The fluorescent tubes, depending on the type of the ballast, have indeed high luminous efficacy, ranging typically from 60 lumens per watt with an ordinary magnetic ballast, to over 100 lm/W with a modern electronic ballast, because they are designed to reproduce the colors of the objects, as seen by the human eye (high color rendering index – CRI). But the plants don’t “see” much of this light as illustrated above.

So, hafezzahruddin, one simple thing you can do to improve the indoor illumination of your seedlings, is to replace the usual fluorescent tubes with specialized ones. I would combine tubes with near-natural light, broadband spectrum, close to daylight, like HAGEN Sun-Glo, with tubes having the red and the blue part of the spectrum reinforced, like NARVA “Lumoflor” , “Oceanic light”, NARVA Oceanic Flora, or similar e.g. SILVANIA Grolux. These tubes, in addition to “better” light (in terms of an appropriate spectrum), delver more flux at the same consumption and have extended life (up to 20 000 h). The prices are quite reasonable. The cost of Sylvania GroLux T8 36W 120cm in Bulgaria is 6.00 Euro.

Now about your question regarding LEDs.
T8-LED tubes which directly replace the usual fluorescent, are stacks of low power (~ 0.3 W) “white” LEDs . Few years ago, low power LEDs indeed had low luminous efficacy (of the order of 40 lm/W), but the modern diodes already have an efficacy of over 100 lm/W. See e.g. http://www.sinostarled.com/18W-LED-Tube ... 8W-61.html

An important thing is that although LEDs are not designed for plants illumination, they have spectrum which resembles the photosynthetic response curve of the plants.
LC 5630 white LED.png
LC 5630 white LED.png (20.96 KiB) Viewed 3709 times

I haven’t seen the photosynthetic efficiency calculated for these diodes, but looking at the spectra, if calculated, the efficiency will be much higher than the luminous efficacy of the best quality fluorescent lamp even if the LED tubes you “stumbled upon” are not compiled with the best quality diodes. In simple words, this means that, in addition to an appropriate spectrum, with LEDs the plants will effectively “see” more light, for the same overall light flux as rated by the manufacturers. Moreover, as mentioned by iann, you have more directional light (~120 deg, full angle), and you don’t need reflectors neither you need ballasts or other hardware.

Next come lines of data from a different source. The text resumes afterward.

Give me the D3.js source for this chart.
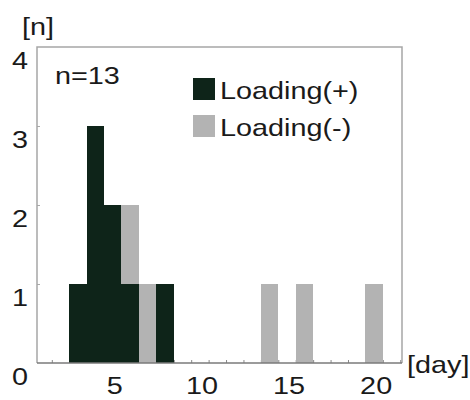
<!DOCTYPE html>
<html>
<head>
<meta charset="utf-8">
<script src="https://cdn.jsdelivr.net/npm/d3@7"></script>
<style>
  html, body { margin: 0; padding: 0; background: #fff; }
  svg { display: block; }
  text { font-family: "Liberation Sans", Arial, sans-serif; fill: #1a1a1a; }
</style>
</head>
<body>
<svg id="chart" width="470" height="400"></svg>
<script>
// Histogram of days, split by loading condition
const days = [3, 4, 5, 6, 7, 8, 14, 16, 20];
const loadingPos = [1, 3, 2, 1, 0, 1, 0, 0, 0];
const loadingNeg = [0, 0, 0, 1, 1, 0, 1, 1, 1];
const seriesNames = ["Loading(+)", "Loading(-)"];
const yTicks = [0, 1, 2, 3, 4];
const xTickLabels = [5, 10, 15, 20];
const totalN = d3.sum(loadingPos) + d3.sum(loadingNeg);

const colors = { "Loading(+)": "#0e2419", "Loading(-)": "#b3b3b3" };

const svg = d3.select("#chart");
const plotLeft = 37, plotRight = 402, plotTop = 47, plotBottom = 363;
const fontSize = 24, stretch = 1.2;

const x = d3.scaleLinear().domain([0.65, 21.6]).range([plotLeft, plotRight]);
const y = d3.scaleLinear().domain([0, 4]).range([plotBottom, plotTop]);

// Text helper: Helvetica-like face, slightly widened
function label(g, str, px, py, anchor, size) {
  return g.append("text")
    .attr("transform", `translate(${px},${py}) scale(${stretch},1)`)
    .attr("text-anchor", anchor || "start")
    .style("font-size", (size || fontSize) + "px")
    .text(str);
}

// Bin-edge ticks along the day axis
const binEdges = d3.range(1.5, 21.6, 1);
svg.append("g")
  .attr("transform", `translate(0,${plotBottom})`)
  .call(d3.axisBottom(x).tickValues(binEdges).tickSize(-3).tickFormat(""))
  .call(g => g.select(".domain").remove())
  .call(g => g.selectAll("line").attr("stroke", "#888").attr("stroke-width", 1));

// Count ticks on the left edge
svg.append("g")
  .attr("transform", `translate(${plotLeft},0)`)
  .call(d3.axisLeft(y).tickValues(yTicks.slice(1, 4)).tickSize(-3).tickFormat(""))
  .call(g => g.select(".domain").remove())
  .call(g => g.selectAll("line").attr("stroke", "#aaa").attr("stroke-width", 1));

// Stacked bars
const rows = days.map((d, i) => ({ day: d, "Loading(+)": loadingPos[i], "Loading(-)": loadingNeg[i] }));
const stacked = d3.stack().keys(seriesNames)(rows);

svg.append("g")
  .attr("shape-rendering", "crispEdges")
  .selectAll("g")
  .data(stacked)
  .join("g")
  .attr("fill", s => colors[s.key])
  .selectAll("rect")
  .data(s => s.filter(v => v[1] > v[0]))
  .join("rect")
  .attr("x", v => x(v.data.day - 0.5))
  .attr("width", v => x(v.data.day + 0.5) - x(v.data.day - 0.5))
  .attr("y", v => y(v[1]))
  .attr("height", v => y(v[0]) - y(v[1]));

// Frame
svg.append("path")
  .attr("d", `M${plotLeft},${plotBottom} V${plotTop} H${plotRight} V${plotBottom}`)
  .attr("fill", "none")
  .attr("stroke", "#a6a6a6")
  .attr("stroke-width", 1.5);
svg.append("line")
  .attr("x1", plotLeft).attr("x2", plotRight)
  .attr("y1", plotBottom).attr("y2", plotBottom)
  .attr("stroke", "#7a7a7a")
  .attr("stroke-width", 1.5);

// Tick labels
const labels = svg.append("g");
yTicks.forEach(t => label(labels, String(t), 28, y(t) + 22, "end"));
xTickLabels.forEach(t => label(labels, String(t), x(t) + 2, 394, "middle"));

// Axis units
label(labels, "[n]", 22, 35, "start");
label(labels, "[day]", 407, 373, "start");

// Sample size
label(labels, "n=" + totalN, 55, 84, "start");

// Legend
const legend = svg.append("g");
seriesNames.forEach((name, i) => {
  const ly = 78 + i * 37;
  legend.append("rect")
    .attr("x", 193).attr("y", ly)
    .attr("width", 22).attr("height", 22)
    .attr("fill", colors[name]);
  label(legend, name, 220, ly + 21, "start");
});
</script>
</body>
</html>
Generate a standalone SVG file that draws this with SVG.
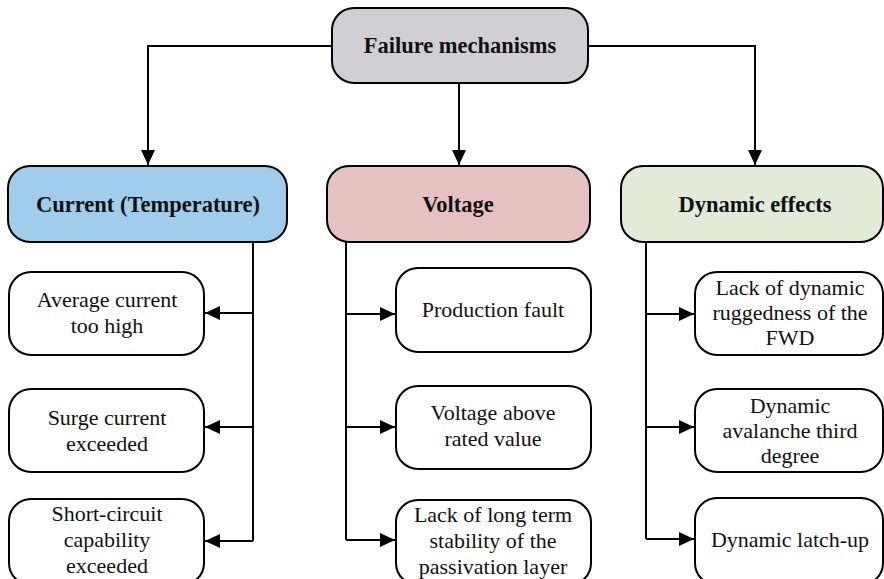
<svg xmlns="http://www.w3.org/2000/svg" width="884" height="579" viewBox="0 0 884 579">
<style>
.box{stroke:#000;stroke-width:2}
.leaf{fill:#fff;stroke:#000;stroke-width:2}
.title{font-family:"Liberation Serif",serif;font-weight:bold;font-size:22.5px;text-anchor:middle;fill:#111}
.txt{font-family:"Liberation Serif",serif;font-size:22px;text-anchor:middle;fill:#111}
.con{fill:none;stroke:#000;stroke-width:2}
</style>
<defs>
<marker id="arr" markerUnits="userSpaceOnUse" markerWidth="16" markerHeight="14" viewBox="0 0 16 14" refX="15" refY="7" orient="auto">
<path d="M0,0 L15,7 L0,14 Z" fill="#000"/>
</marker>
</defs>
<rect width="884" height="579" fill="#fff"/>
<g id="connectors">
<path class="con" d="M332,46 H148 V165" marker-end="url(#arr)"/>
<path class="con" d="M588,46 H755 V165" marker-end="url(#arr)"/>
<path class="con" d="M459,83 V165" marker-end="url(#arr)"/>
<path class="con" d="M253,242 V541"/>
<path class="con" d="M253,313 H205" marker-end="url(#arr)"/>
<path class="con" d="M253,427 H205" marker-end="url(#arr)"/>
<path class="con" d="M253,541 H205" marker-end="url(#arr)"/>
<path class="con" d="M346,242 V540"/>
<path class="con" d="M346,314 H395" marker-end="url(#arr)"/>
<path class="con" d="M346,427 H395" marker-end="url(#arr)"/>
<path class="con" d="M346,540 H395" marker-end="url(#arr)"/>
<path class="con" d="M646,242 V539"/>
<path class="con" d="M646,314 H694" marker-end="url(#arr)"/>
<path class="con" d="M646,427 H694" marker-end="url(#arr)"/>
<path class="con" d="M646,539 H694" marker-end="url(#arr)"/>
</g>
<g id="failure-mechanisms">
<rect class="box" x="332" y="8" width="256" height="75" rx="22" fill="#d0cfd4"/>
<text class="title" x="460" y="53">Failure mechanisms</text>
</g>
<g id="current">
<rect class="box" x="8" y="166" width="279" height="76" rx="22" fill="#a0cdec"/>
<text class="title" x="148" y="212">Current (Temperature)</text>
</g>
<g id="voltage">
<rect class="box" x="327" y="166" width="263" height="76" rx="22" fill="#e6c1c1"/>
<text class="title" x="458" y="212">Voltage</text>
</g>
<g id="dynamic">
<rect class="box" x="621" y="166" width="262" height="76" rx="22" fill="#e2ebd8"/>
<text class="title" x="755" y="212">Dynamic effects</text>
</g>
<g id="avg-current">
<rect class="leaf" x="9" y="272" width="195" height="83" rx="22"/>
<text class="txt" x="107" y="307">Average current</text>
<text class="txt" x="107" y="333">too high</text>
</g>
<g id="surge-current">
<rect class="leaf" x="9" y="389" width="195" height="83" rx="22"/>
<text class="txt" x="107" y="425">Surge current</text>
<text class="txt" x="107" y="451">exceeded</text>
</g>
<g id="short-circuit">
<rect class="leaf" x="9" y="499" width="195" height="86" rx="22"/>
<text class="txt" x="107" y="521">Short-circuit</text>
<text class="txt" x="107" y="547">capability</text>
<text class="txt" x="107" y="573">exceeded</text>
</g>
<g id="production-fault">
<rect class="leaf" x="396" y="268" width="195" height="84" rx="22"/>
<text class="txt" x="493" y="317">Production fault</text>
</g>
<g id="voltage-above">
<rect class="leaf" x="396" y="386" width="195" height="83" rx="22"/>
<text class="txt" x="493" y="420">Voltage above</text>
<text class="txt" x="493" y="446">rated value</text>
</g>
<g id="passivation">
<rect class="leaf" x="396" y="500" width="195" height="85" rx="22"/>
<text class="txt" x="493" y="522">Lack of long term</text>
<text class="txt" x="493" y="548">stability of the</text>
<text class="txt" x="493" y="574">passivation layer</text>
</g>
<g id="ruggedness">
<rect class="leaf" x="695" y="272" width="188" height="83" rx="22"/>
<text class="txt" x="790" y="295">Lack of dynamic</text>
<text class="txt" x="790" y="320">ruggedness of the</text>
<text class="txt" x="790" y="345">FWD</text>
</g>
<g id="avalanche">
<rect class="leaf" x="695" y="389" width="188" height="83" rx="22"/>
<text class="txt" x="790" y="413">Dynamic</text>
<text class="txt" x="790" y="438">avalanche third</text>
<text class="txt" x="790" y="463">degree</text>
</g>
<g id="latch-up">
<rect class="leaf" x="695" y="498" width="188" height="87" rx="22"/>
<text class="txt" x="790" y="547">Dynamic latch-up</text>
</g>
</svg>
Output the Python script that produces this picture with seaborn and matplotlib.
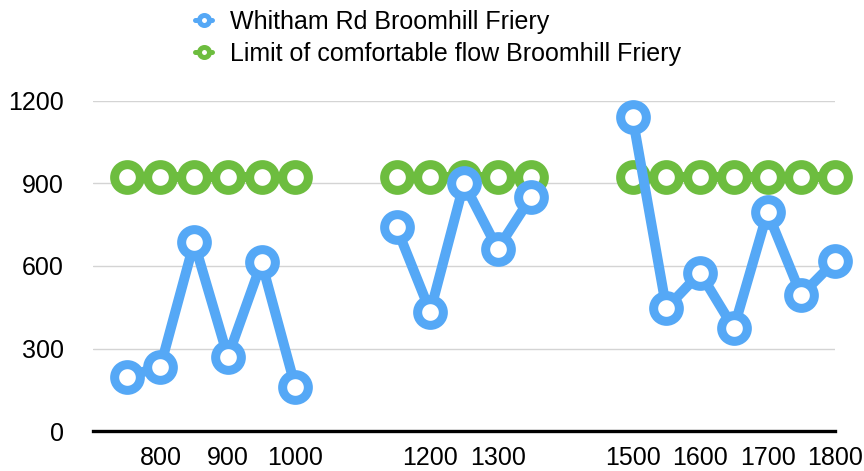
import matplotlib
matplotlib.use("Agg")
import matplotlib.pyplot as plt
from matplotlib.lines import Line2D
import pandas as pd
import seaborn as sns

# Sampling positions, three separate survey blocks
x_positions = [750, 800, 850, 900, 950, 1000,
               1150, 1200, 1250, 1300, 1350,
               1500, 1550, 1600, 1650, 1700, 1750, 1800]
block = [1, 1, 1, 1, 1, 1,
         2, 2, 2, 2, 2,
         3, 3, 3, 3, 3, 3, 3]

flow_values = [197, 234, 686, 270, 613, 161,
               740, 434, 900, 662, 852,
               1140, 446, 575, 373, 795, 494, 618]
limit_values = [925] * 18

x_ticks = [800, 900, 1000, 1200, 1300, 1500, 1600, 1700, 1800]
y_ticks = [0, 300, 600, 900, 1200]

flow_label = "Whitham Rd Broomhill Friery"
limit_label = "Limit of comfortable flow Broomhill Friery"

blue = "#55a8f6"
green = "#6dbd3f"

df = pd.DataFrame({"x": x_positions, "block": block,
                   "flow": flow_values, "limit": limit_values})

sns.set_theme(style="white")
plt.rcParams["font.family"] = ["Liberation Sans", "DejaVu Sans"]

fig = plt.figure(figsize=(8.64, 4.71), dpi=100)
ax = fig.add_axes([0.1076, 0.0849, 0.8588, 0.7007])

mk = dict(marker="o", markersize=18.5, markeredgewidth=6.5,
          markerfacecolor="white", linewidth=7.2, clip_on=False)

sns.lineplot(data=df, x="x", y="limit", units="block", estimator=None,
             color=green, markeredgecolor=green, ax=ax, legend=False,
             zorder=3, **mk)
sns.lineplot(data=df, x="x", y="flow", units="block", estimator=None,
             color=blue, markeredgecolor=blue, ax=ax, legend=False,
             zorder=4, **mk)

ax.set_xlim(700, 1800)
ax.set_ylim(0, 1200)
ax.set_xticks(x_ticks)
ax.set_xticklabels([str(t) for t in x_ticks])
ax.set_yticks(y_ticks)
ax.set_yticklabels([str(t) for t in y_ticks])
ax.set_xlabel("")
ax.set_ylabel("")

ax.yaxis.grid(True, color="#d4d4d4", linewidth=1.0, zorder=0)
ax.xaxis.grid(False)
for side in ["left", "right", "top"]:
    ax.spines[side].set_visible(False)
ax.spines["bottom"].set_color("black")
ax.spines["bottom"].set_linewidth(2.4)
ax.spines["bottom"].set_zorder(5)
ax.tick_params(axis="both", length=0, labelsize=18, colors="black")
ax.tick_params(axis="y", pad=21)
ax.tick_params(axis="x", pad=11)

handles = [
    Line2D([], [], color=blue, linewidth=3.6, marker="o", markersize=7.2,
           markeredgewidth=3.6, markerfacecolor="white", markeredgecolor=blue),
    Line2D([], [], color=green, linewidth=3.6, marker="o", markersize=7.2,
           markeredgewidth=3.6, markerfacecolor="white", markeredgecolor=green),
]
leg = fig.legend(handles, [flow_label, limit_label], loc="upper left",
                 bbox_to_anchor=(0.214, 1.0), frameon=False, fontsize=18,
                 handlelength=0.7, handletextpad=0.7, labelspacing=0.3,
                 borderaxespad=0)
for t in leg.get_texts():
    t.set_color("black")

fig.savefig("out.png", dpi=100)
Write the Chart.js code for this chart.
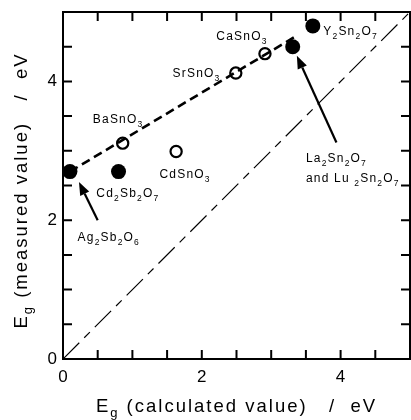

So, if you are prepared to invest, I would encourage you to replace by LED tubes, for sure it will be cost effective in long run, as the LED’s lifetime is up to 50 000 h. T8-LED, 120 cm here costs 18 Euro. There are numerous companies in Honk Kong, Europe and N. America.

You must be careful not to buy LED tubes with inner surface coated with a fluorescent ! Such exist. In this case you will have the same spectrum as of an usual tube, or some mixed spectrum.

I’m using a LED “lamp” produced for street lighting and containing 4 high power – 10 W white LEDs in a line. The lamp length is only 55 cm, but it is good for my 60 cm – grow box.
LED Lamp.jpg
LED Lamp.jpg (31.25 KiB) Viewed 3709 times


The diodes have a spectrum as the one shown above and deliver 4000 lm total on a growing area of about 1 sq. foot at an intensity level of 60 % from the maximum (divergence angle of 125 deg), with the majority of the light going onto the plants. This flux intensity is too much for seedlings, so I attenuate by ground glass. My “lamp” is outside the grow-box enclosure, so I don’t have heat dissipation problems.